It's the question that breaks people. 'Tell me about your strengths' sits there at the top of the interview, the appraisal, or the application form, and most people have one of two reactions. They go blank, scrambling for something that won't sound arrogant. Or they reach for the nearest acceptable adjective, say 'I'm a hard worker', and feel like they've just made it up.
There's a better way to handle the question, and it doesn't require inventing anything. It just requires translating things you already know about yourself into language that lands.
Why the question feels like it's asking you to lie
A lot of people experience this question as an invitation to brag, and bragging feels uncomfortable. So they hedge, and they say things they don't quite mean ('I'm a perfectionist' has been deployed by people who are not, in fact, perfectionists, more times than anyone can count). The hedge feels safer than the brag, but it sounds like it's invented because it is.
The problem isn't that the question is asking too much. It's that we've been trained to think of strengths as character traits ('I'm hardworking', 'I'm a team player') rather than as capabilities backed by specific things you've actually done. Character-trait answers feel like claims you can't prove. Capability-with-evidence answers feel like reporting facts.
What a good answer is actually doing
A good answer to 'tell me about your strengths' has three layers, and you can build it for any strength you have. The capability, named precisely. The evidence, drawn from something you've actually done. And the impact, briefly, on something that mattered.
Here's the same person answering the question two ways.
The vague version: 'I'm a really good communicator. I work well with all kinds of people and I'm always trying to improve.'
The same answer with structure: 'I'm good at translating between technical teams and clients.

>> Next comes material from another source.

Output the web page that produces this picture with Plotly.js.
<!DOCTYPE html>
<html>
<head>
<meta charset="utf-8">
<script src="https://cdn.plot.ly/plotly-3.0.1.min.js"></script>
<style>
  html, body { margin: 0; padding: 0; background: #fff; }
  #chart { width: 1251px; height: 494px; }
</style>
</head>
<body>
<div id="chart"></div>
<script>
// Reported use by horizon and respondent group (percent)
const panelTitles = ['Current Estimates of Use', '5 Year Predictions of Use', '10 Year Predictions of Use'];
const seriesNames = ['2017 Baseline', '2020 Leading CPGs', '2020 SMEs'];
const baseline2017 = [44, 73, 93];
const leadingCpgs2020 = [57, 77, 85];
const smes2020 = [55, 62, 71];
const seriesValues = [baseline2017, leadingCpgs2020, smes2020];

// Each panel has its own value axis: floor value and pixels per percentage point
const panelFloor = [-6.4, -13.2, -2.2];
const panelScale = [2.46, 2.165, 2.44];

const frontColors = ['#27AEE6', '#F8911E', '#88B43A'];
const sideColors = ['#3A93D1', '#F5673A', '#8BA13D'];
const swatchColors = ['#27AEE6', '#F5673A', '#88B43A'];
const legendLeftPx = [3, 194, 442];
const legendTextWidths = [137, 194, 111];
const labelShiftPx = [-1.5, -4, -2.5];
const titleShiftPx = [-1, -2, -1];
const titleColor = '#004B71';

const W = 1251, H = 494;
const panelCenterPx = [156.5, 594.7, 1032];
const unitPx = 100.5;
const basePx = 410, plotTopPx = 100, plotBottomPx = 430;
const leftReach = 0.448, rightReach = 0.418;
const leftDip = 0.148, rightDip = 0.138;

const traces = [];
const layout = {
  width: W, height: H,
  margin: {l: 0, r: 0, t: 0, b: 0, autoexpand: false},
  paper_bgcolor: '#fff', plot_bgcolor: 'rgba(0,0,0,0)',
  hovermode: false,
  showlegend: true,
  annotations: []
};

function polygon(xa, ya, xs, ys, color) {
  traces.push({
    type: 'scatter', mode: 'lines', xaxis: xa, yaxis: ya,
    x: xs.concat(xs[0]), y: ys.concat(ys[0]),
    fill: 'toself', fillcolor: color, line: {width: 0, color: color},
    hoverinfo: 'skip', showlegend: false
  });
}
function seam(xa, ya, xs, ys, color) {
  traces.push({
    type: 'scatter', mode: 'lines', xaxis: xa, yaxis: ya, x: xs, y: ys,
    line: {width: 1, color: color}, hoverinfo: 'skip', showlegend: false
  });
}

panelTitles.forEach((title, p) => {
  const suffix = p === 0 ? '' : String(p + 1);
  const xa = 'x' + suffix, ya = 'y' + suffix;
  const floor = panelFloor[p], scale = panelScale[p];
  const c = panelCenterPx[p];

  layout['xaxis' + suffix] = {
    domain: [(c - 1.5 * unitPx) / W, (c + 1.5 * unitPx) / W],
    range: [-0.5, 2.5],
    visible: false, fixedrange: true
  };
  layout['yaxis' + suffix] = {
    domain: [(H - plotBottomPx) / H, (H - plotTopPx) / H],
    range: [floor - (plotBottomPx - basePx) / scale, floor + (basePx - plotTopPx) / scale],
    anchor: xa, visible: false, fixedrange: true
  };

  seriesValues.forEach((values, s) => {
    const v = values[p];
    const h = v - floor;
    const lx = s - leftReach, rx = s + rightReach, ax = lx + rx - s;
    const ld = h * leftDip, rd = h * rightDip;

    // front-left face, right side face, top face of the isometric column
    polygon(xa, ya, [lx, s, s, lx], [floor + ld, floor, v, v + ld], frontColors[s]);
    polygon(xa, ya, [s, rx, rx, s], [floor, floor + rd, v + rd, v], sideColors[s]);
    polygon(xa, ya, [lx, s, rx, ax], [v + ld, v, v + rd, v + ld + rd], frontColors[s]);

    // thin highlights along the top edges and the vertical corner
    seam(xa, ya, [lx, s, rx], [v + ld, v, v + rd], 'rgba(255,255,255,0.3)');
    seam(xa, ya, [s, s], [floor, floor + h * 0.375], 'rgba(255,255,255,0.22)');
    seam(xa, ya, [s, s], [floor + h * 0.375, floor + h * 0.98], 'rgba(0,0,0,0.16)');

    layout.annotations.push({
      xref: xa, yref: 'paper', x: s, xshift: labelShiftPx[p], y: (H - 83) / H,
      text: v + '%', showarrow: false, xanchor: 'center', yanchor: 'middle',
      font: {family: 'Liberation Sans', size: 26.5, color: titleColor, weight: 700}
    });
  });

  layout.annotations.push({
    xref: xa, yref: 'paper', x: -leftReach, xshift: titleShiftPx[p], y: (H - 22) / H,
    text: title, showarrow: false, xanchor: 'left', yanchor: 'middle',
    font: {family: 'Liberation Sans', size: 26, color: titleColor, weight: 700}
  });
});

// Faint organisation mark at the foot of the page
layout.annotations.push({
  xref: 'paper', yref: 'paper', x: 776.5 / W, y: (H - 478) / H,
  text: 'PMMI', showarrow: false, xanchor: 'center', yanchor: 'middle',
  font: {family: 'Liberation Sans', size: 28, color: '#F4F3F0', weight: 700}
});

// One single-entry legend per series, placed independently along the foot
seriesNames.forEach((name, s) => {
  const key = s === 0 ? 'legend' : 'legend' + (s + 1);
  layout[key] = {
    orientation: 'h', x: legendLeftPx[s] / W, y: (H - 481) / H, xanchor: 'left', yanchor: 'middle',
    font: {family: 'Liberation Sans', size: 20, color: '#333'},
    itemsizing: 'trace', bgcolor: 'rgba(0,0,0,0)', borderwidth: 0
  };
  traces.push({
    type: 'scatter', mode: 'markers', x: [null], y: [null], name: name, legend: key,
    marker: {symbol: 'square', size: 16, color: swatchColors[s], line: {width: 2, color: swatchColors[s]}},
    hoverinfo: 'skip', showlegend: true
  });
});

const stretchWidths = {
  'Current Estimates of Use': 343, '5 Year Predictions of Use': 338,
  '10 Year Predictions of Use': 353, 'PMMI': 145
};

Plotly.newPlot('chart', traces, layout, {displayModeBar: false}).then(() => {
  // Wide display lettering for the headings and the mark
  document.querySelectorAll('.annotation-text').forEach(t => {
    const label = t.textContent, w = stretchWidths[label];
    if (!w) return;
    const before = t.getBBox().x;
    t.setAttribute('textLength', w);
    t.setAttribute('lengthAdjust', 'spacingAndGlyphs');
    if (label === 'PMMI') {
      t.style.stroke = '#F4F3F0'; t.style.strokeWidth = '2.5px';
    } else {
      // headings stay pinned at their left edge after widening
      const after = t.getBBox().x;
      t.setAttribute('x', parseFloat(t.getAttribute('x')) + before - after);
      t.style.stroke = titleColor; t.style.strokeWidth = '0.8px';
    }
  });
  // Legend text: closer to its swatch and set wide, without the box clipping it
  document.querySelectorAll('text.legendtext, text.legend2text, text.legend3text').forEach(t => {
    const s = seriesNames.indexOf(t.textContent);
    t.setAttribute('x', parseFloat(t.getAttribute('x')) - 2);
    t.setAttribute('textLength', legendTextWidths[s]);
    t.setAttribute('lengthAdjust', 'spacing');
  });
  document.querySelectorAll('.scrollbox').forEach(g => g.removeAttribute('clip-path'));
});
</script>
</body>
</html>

Last year I sat in on the engineering stand-up and then ran the client check-ins, and when I started, the engineers and the client were sending each other emails that ended up in a meeting to clarify the meeting. By the end of the project, the client could read the engineering updates without needing me to explain them, and the volume of clarifying meetings dropped to about a quarter.'
Same person, same skill. The second version isn't longer because it's padded; it's longer because it tells the listener what the strength actually is, gives them evidence that you have it, and tells them what difference it made.
What to avoid
A few patterns that tend not to land. The adjective list ('I'm hardworking, organised, and a fast learner') doesn't tell the listener anything they can verify. Anyone could claim it, and it leaves the interviewer with nothing to follow up on, which makes the conversation harder for both of you.

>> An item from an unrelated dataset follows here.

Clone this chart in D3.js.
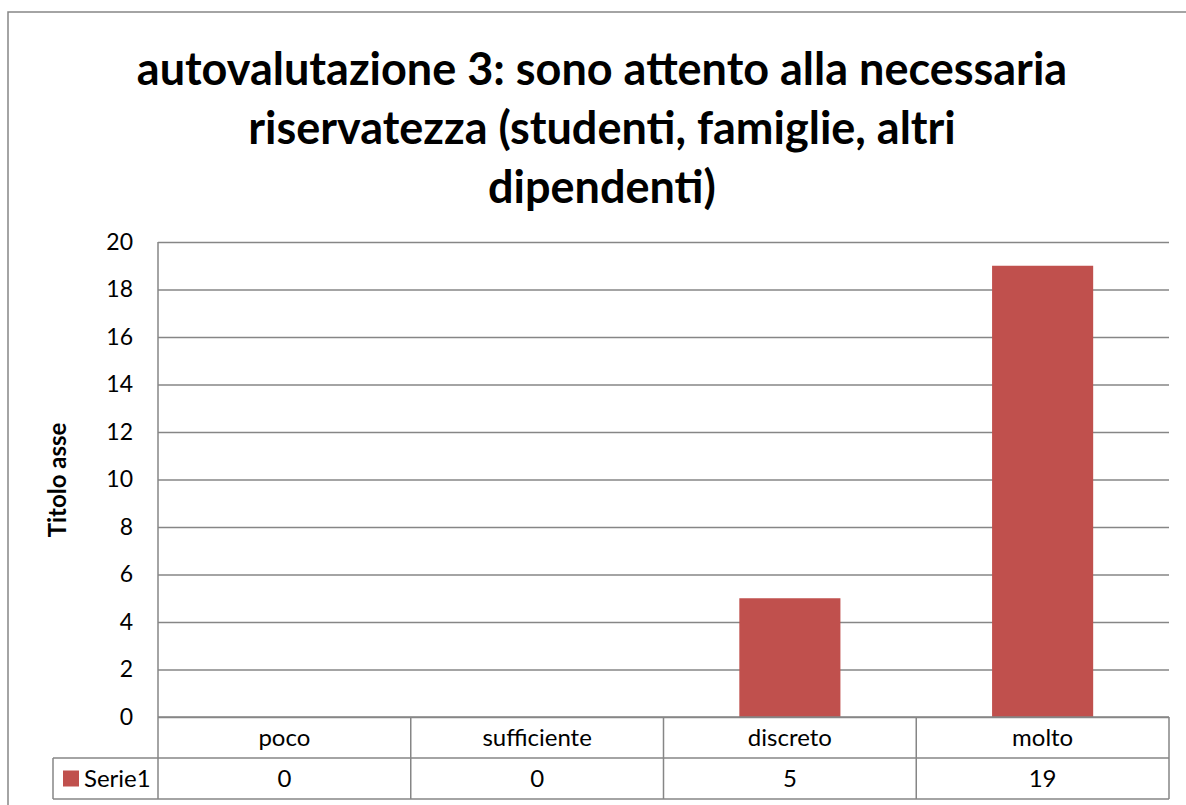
<!DOCTYPE html>
<html lang="it">
<head>
    <meta charset="UTF-8">
    <title>autovalutazione 3</title>
    <style>
        body { margin: 0; background: #fff; }
        text { font-family: Lato, "Open Sans", sans-serif; fill: #000; }
    </style>
</head>
<body>
    <svg id="chart" width="1186" height="805"></svg>

    <script src="https://d3js.org/d3.v7.min.js"></script>
    <script>
        // data
        const titleLines = ["autovalutazione 3: sono attento alla necessaria",
                            "riservatezza (studenti, famiglie, altri",
                            "dipendenti)"]
        const categories = ["poco", "sufficiente", "discreto", "molto"]
        const serie1 = [0, 0, 5, 19]
        const seriesName = "Serie1"
        const yTicks = [0, 2, 4, 6, 8, 10, 12, 14, 16, 18, 20]
        const yTitle = "Titolo asse"

        const grid = "#868686"
        const barColor = "#C0504D"

        const plotLeft = 158, plotRight = 1169, plotTop = 242, plotBottom = 717
        const rowH = 41
        const tableLeft = 53
        const labelSize = 24

        const svg = d3.select("#chart")

        // outer chart border (only top and left are in frame)
        svg.append("path")
            .attr("d", `M8,805V12H1186`)
            .attr("fill", "none")
            .attr("stroke", grid)
            .attr("stroke-width", 1.5)

        // title
        const title = svg.append("text")
            .attr("text-anchor", "middle")
            .attr("font-weight", "bold")
            .attr("font-size", 45)
        title.selectAll("tspan")
            .data(titleLines)
            .enter()
            .append("tspan")
            .attr("x", 602)
            .attr("y", (d, i) => 85 + i * 59)
            .text(d => d)

        // scales
        const yscale = d3.scaleLinear()
            .domain([0, 20])
            .range([plotBottom, plotTop])

        const colScale = d3.scaleBand()
            .domain(categories)
            .range([plotLeft, plotRight])

        const barScale = d3.scaleBand()
            .domain(categories)
            .range([plotLeft, plotRight])
            .paddingInner(0.6)
            .paddingOuter(0.3)

        // y axis with gridlines
        const yAxis = svg.append("g")
            .attr("transform", `translate(${plotLeft}, 0)`)
            .call(d3.axisLeft(yscale)
                .tickValues(yTicks)
                .tickSize(-(plotRight - plotLeft))
                .tickPadding(25))
        yAxis.select(".domain").remove()
        yAxis.selectAll(".tick line")
            .attr("stroke", grid)
            .attr("stroke-width", 1.5)
        yAxis.selectAll(".tick text")
            .attr("font-size", 23)
            .attr("font-family", "Lato, 'Open Sans', sans-serif")
            .attr("fill", "#000")

        // bars
        svg.append("g")
            .selectAll("rect")
            .data(serie1)
            .enter()
            .append("rect")
            .attr("x", (d, i) => barScale(categories[i]))
            .attr("y", d => yscale(d))
            .attr("width", barScale.bandwidth())
            .attr("height", d => yscale(0) - yscale(d))
            .attr("fill", barColor)

        // y axis line
        svg.append("line")
            .attr("x1", plotLeft).attr("x2", plotLeft)
            .attr("y1", plotTop).attr("y2", plotBottom + 2 * rowH)
            .attr("stroke", grid)
            .attr("stroke-width", 1.5)

        // y axis title
        svg.append("text")
            .attr("transform", `translate(66, 480) rotate(-90)`)
            .attr("text-anchor", "middle")
            .attr("font-weight", "bold")
            .attr("font-size", labelSize)
            .text(yTitle)

        // data table
        const table = svg.append("g")
            .attr("stroke", grid)
            .attr("stroke-width", 1.5)
        table.append("line")
            .attr("x1", plotLeft).attr("x2", plotRight)
            .attr("y1", plotBottom).attr("y2", plotBottom)
        table.append("line")
            .attr("x1", tableLeft).attr("x2", plotRight)
            .attr("y1", plotBottom + rowH).attr("y2", plotBottom + rowH)
        table.append("line")
            .attr("x1", tableLeft).attr("x2", plotRight)
            .attr("y1", plotBottom + 2 * rowH).attr("y2", plotBottom + 2 * rowH)
        table.append("line")
            .attr("x1", tableLeft).attr("x2", tableLeft)
            .attr("y1", plotBottom + rowH).attr("y2", plotBottom + 2 * rowH)
        table.selectAll("line.col")
            .data(categories)
            .enter()
            .append("line")
            .attr("class", "col")
            .attr("x1", d => colScale(d) + colScale.bandwidth())
            .attr("x2", d => colScale(d) + colScale.bandwidth())
            .attr("y1", plotBottom)
            .attr("y2", plotBottom + 2 * rowH)

        svg.append("g")
            .selectAll("text")
            .data(categories)
            .enter()
            .append("text")
            .attr("x", d => colScale(d) + colScale.bandwidth() / 2)
            .attr("y", plotBottom + rowH / 2)
            .attr("dy", "0.35em")
            .attr("text-anchor", "middle")
            .attr("font-size", labelSize)
            .text(d => d)

        svg.append("g")
            .selectAll("text")
            .data(serie1)
            .enter()
            .append("text")
            .attr("x", (d, i) => colScale(categories[i]) + colScale.bandwidth() / 2)
            .attr("y", plotBottom + rowH * 1.5)
            .attr("dy", "0.35em")
            .attr("text-anchor", "middle")
            .attr("font-size", labelSize)
            .text(d => d)

        // legend key in the table
        svg.append("rect")
            .attr("x", 63)
            .attr("y", plotBottom + rowH * 1.5 - 8)
            .attr("width", 16)
            .attr("height", 16)
            .attr("fill", barColor)
        svg.append("text")
            .attr("x", 84)
            .attr("y", plotBottom + rowH * 1.5)
            .attr("dy", "0.35em")
            .attr("font-size", labelSize)
            .text(seriesName)
    </script>
</body>
</html>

The false-modesty version ('I guess I'm okay at organising things, I don't know if it counts as a strength') tells the listener two things: that you're uncomfortable with the question, and that you don't quite trust your own evidence. Neither of those helps you.
The borrowed-language version (using the exact phrasing from the job ad) signals that you're answering the question they asked rather than the question about you. Sometimes that lands; usually it makes the answer feel rehearsed.

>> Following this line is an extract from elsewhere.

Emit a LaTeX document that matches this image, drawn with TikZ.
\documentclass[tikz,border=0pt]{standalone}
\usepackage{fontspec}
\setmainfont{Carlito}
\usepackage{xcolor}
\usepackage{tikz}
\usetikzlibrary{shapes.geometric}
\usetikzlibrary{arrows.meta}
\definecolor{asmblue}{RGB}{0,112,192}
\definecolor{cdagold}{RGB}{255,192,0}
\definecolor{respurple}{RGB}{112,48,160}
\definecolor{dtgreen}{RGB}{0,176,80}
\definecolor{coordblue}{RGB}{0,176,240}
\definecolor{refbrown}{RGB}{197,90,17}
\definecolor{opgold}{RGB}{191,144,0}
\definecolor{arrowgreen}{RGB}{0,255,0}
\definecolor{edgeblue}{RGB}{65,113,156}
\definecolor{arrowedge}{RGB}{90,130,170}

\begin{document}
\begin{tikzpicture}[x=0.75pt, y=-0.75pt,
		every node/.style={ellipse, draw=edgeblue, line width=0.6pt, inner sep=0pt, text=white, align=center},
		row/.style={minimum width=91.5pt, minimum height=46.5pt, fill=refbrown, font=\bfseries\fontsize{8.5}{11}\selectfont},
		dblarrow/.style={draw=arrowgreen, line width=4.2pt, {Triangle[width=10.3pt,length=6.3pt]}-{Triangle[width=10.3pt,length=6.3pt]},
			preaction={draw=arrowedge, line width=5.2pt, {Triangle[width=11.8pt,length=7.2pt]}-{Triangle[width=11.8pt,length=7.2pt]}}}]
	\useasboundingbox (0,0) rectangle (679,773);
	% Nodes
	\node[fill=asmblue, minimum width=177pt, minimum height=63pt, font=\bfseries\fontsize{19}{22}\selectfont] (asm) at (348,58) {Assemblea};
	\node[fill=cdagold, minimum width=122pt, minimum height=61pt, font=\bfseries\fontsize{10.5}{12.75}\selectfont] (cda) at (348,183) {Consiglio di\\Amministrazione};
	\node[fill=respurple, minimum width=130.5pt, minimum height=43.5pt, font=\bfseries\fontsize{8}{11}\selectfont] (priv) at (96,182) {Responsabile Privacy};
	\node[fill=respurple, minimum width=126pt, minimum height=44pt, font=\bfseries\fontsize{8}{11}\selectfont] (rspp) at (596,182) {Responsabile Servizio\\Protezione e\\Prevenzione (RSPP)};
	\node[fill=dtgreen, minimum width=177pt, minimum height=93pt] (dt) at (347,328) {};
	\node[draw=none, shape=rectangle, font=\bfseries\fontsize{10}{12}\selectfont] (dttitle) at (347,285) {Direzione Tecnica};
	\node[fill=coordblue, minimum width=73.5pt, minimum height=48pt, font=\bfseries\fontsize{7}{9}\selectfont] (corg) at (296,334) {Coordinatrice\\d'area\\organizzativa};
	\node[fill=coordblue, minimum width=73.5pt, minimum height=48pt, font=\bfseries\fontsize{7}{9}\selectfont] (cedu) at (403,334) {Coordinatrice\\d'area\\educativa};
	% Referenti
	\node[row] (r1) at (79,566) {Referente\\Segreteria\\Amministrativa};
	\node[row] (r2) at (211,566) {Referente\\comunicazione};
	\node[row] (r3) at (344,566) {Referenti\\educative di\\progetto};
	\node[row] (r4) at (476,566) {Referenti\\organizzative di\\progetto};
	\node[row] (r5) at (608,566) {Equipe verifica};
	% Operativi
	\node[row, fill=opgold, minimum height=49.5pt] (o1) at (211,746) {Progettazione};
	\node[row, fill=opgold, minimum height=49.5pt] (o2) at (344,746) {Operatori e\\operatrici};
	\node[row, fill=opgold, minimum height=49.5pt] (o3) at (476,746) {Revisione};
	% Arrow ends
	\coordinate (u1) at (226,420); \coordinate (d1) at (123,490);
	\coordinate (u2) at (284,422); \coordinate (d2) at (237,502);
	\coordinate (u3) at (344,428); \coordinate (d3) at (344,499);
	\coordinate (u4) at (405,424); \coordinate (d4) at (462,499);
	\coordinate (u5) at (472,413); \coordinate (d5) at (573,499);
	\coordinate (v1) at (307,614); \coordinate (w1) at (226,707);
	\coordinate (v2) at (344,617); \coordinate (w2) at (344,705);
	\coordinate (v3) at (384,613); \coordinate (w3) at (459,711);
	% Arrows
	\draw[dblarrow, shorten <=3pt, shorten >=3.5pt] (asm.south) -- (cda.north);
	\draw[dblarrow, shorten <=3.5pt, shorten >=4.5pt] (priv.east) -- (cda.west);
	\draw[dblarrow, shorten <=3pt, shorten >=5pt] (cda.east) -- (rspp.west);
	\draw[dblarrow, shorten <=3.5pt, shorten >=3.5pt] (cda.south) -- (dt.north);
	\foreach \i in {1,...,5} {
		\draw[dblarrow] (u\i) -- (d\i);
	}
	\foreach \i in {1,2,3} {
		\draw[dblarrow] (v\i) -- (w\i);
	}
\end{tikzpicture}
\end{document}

The 'I work too hard' inversion ('my biggest strength is that I'm a perfectionist and don't know when to stop') is famous enough that most interviewers groan when they hear it. It also doesn't actually describe a strength.
How to build your version
Start with the inventory you already have. If you've done the work of figuring out what you're actually good at (covered in How do I know what I'm good at?), you've got candidates to work from. Pick two or three that are most relevant to the situation you're in, and for each one, write down the specific story that shows you doing it.
The story doesn't need to be dramatic. A small, real moment is more useful than a big, vague claim. The tutoring you did for one struggling classmate last year is better evidence than 'I'm passionate about helping others'. The shift you reorganised because the rota wasn't working is better evidence than 'I'm a natural leader'. Specificity is what makes the answer believable, and the more specific, the more it sounds like reporting rather than claiming.
When you're stuck for evidence, look for the moment something changed. Strengths tend to leave behind a before-and-after. Before you got involved, the situation was X. After you'd been working on it for a while, the situation was Y. You don't need to claim sole credit; you just need to be honest about what you contributed.
A simple structure to practise
If you're rehearsing for an interview, drill three answers using the same shape:
- Capability. Name the thing you're good at, in one short sentence. Use language that's specific rather than generic.
- Evidence. Tell a real story about a time you did it. Keep it short, and don't get lost in context. Two sentences of setup, two of action.
- Impact. Name what changed. One sentence is plenty.
Three answers like this, drilled until they feel natural, will cover almost any interview question about strengths, and most behavioural questions besides. You're not making anything up. You're just telling the truth about yourself in a way the listener can use.